– Motorists accustomed to dodging potholes along Santa Teresa
Boulevard were pleasantly surprised Wednesday when their morning
commute led them along a newly paved and freshly painted portion of
the city’s western artery.
Gilroy – Motorists accustomed to dodging potholes along Santa Teresa Boulevard were pleasantly surprised Wednesday when their morning commute led them along a newly paved and freshly painted portion of the city’s western artery.
After more than six months of work to widen and repave the western side of Santa Teresa, the city put in one last hectic 14-hour day to switch traffic flow along the 1.3-mile stretch to make work on the eastern side possible. The lane switch occurred Tuesday evening after three months of planning and a healthy dose of anxiety, according to city engineer and inspector Steve Beams.
“How do you take a major artery in the city and actually shift everybody safely over?” Beams asked.
The biggest headache involved shifting traffic signals from one side of the road to the other at the points where Santa Teresa Boulevard intersects with First Street, Longmeadow Drive, Mantelli Drive and Welburn Avenue.
“Do we do two intersections a day? Or do four intersections a day?” Beams asked. “There was a lot of discussion and a lot of planning. Safety was the number one concern as far as this project went.”
The answer involved coordinating multiple work crews and city and state transportation workers. During a 14-hour stretch on Tuesday, two crews of about 10 to 15 people each started from opposite ends of the roadway, working toward each other from First Street and Longmeadow Drive.
“It’s very difficult to get into the traffic and work over the traffic,” Beams said. “That’s what took the most time.”
Workers completed the lane switch at 7pm.
“There were only a few complaints and I only had a couple of bad hand gestures from motorists,” Beams joked in an e-mail announcing the lane switch.
A few employees at South Valley National Bank, at the corner of First Street and Santa Teresa Boulevard, agreed the freshly paved and widened road is a big improvement.
Bank teller Roberta Marquez pointed out that the old road was “narrow and had potholes.” But now she and a fellow teller who commute to work have a new headache – no left turns into the bank off Santa Teresa, now that the eastern side of the road is closed.
They held out for a final verdict until the project is complete.
Beams expects the Santa Teresa upgrades, which began in June, to be largely complete by July, with finishing touches extending into the fall.
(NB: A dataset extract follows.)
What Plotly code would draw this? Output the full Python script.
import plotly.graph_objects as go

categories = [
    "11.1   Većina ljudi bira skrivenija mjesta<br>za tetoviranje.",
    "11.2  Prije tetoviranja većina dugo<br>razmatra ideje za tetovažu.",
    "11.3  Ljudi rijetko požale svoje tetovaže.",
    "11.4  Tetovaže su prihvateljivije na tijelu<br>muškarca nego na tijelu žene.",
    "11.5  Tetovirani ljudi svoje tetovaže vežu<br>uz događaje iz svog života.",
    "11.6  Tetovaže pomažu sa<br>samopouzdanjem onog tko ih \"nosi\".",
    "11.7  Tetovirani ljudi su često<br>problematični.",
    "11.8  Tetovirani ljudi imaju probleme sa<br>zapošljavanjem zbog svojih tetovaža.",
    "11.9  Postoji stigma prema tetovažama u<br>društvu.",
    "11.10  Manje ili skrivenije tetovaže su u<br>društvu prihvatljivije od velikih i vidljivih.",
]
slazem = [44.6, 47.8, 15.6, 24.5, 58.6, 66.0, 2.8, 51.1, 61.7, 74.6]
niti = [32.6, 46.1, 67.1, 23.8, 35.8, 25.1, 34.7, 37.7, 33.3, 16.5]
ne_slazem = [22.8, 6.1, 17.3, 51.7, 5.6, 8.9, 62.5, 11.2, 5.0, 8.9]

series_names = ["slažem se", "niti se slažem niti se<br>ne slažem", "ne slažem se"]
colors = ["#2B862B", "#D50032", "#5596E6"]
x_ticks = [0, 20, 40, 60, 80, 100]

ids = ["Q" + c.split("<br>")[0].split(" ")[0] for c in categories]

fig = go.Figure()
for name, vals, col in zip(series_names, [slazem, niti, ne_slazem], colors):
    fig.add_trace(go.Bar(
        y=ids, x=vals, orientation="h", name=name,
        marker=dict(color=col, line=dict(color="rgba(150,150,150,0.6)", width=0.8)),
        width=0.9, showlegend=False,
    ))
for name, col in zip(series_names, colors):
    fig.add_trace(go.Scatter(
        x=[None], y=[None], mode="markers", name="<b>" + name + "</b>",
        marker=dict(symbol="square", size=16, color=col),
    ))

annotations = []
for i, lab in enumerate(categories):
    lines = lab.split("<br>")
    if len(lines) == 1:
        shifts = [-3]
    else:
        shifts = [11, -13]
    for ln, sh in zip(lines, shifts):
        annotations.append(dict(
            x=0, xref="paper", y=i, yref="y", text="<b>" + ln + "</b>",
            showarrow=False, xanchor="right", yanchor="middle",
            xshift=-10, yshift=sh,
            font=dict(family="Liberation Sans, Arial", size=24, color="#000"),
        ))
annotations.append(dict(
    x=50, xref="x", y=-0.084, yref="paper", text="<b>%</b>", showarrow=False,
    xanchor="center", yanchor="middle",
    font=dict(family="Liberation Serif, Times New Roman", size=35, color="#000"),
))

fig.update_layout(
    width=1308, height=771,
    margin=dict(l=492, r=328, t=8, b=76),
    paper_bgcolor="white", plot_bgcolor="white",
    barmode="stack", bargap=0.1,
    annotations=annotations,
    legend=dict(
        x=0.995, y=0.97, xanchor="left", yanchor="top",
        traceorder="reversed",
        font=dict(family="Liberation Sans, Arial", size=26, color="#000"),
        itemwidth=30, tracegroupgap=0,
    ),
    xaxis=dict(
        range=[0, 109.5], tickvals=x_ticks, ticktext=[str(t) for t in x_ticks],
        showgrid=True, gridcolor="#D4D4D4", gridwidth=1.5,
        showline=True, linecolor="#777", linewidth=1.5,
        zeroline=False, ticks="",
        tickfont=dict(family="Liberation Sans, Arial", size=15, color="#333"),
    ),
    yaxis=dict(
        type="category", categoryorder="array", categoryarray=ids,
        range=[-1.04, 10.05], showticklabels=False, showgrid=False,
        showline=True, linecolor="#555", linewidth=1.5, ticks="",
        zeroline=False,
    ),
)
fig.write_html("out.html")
In addition to widening Santa Teresa from two to four lanes, work crews are installing sound barriers and sidewalks, and burying power, telephone and other utility lines.
Looking ahead to when the city opens up both sides of the highway to traffic, Beams predicts that the final shift is going to be a lot easier.
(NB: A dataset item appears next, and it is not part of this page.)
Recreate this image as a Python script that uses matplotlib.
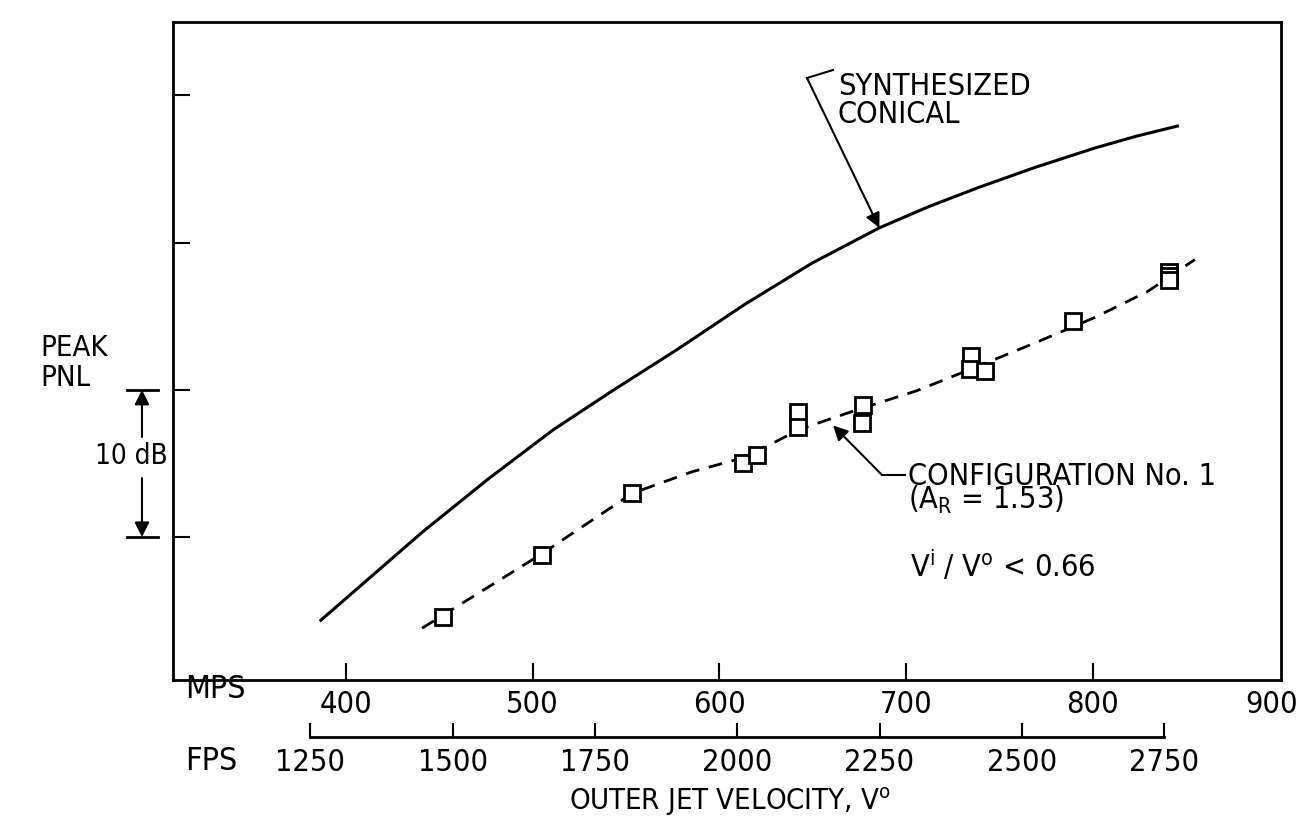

“Most construction workers and project managers will be able to sleep at night,” he said. “There’s not nearly the amount of sidewall, not nearly the amount of utilities. This side is not a walk in the park, but everybody’s excited.”
After reaching the project’s half-way mark, Beams thanked both workers and drivers.
“I especially take my hard hat off to the construction workers who were out in traffic 14 hours all day,” Beams said, “and to the general public for their understanding.”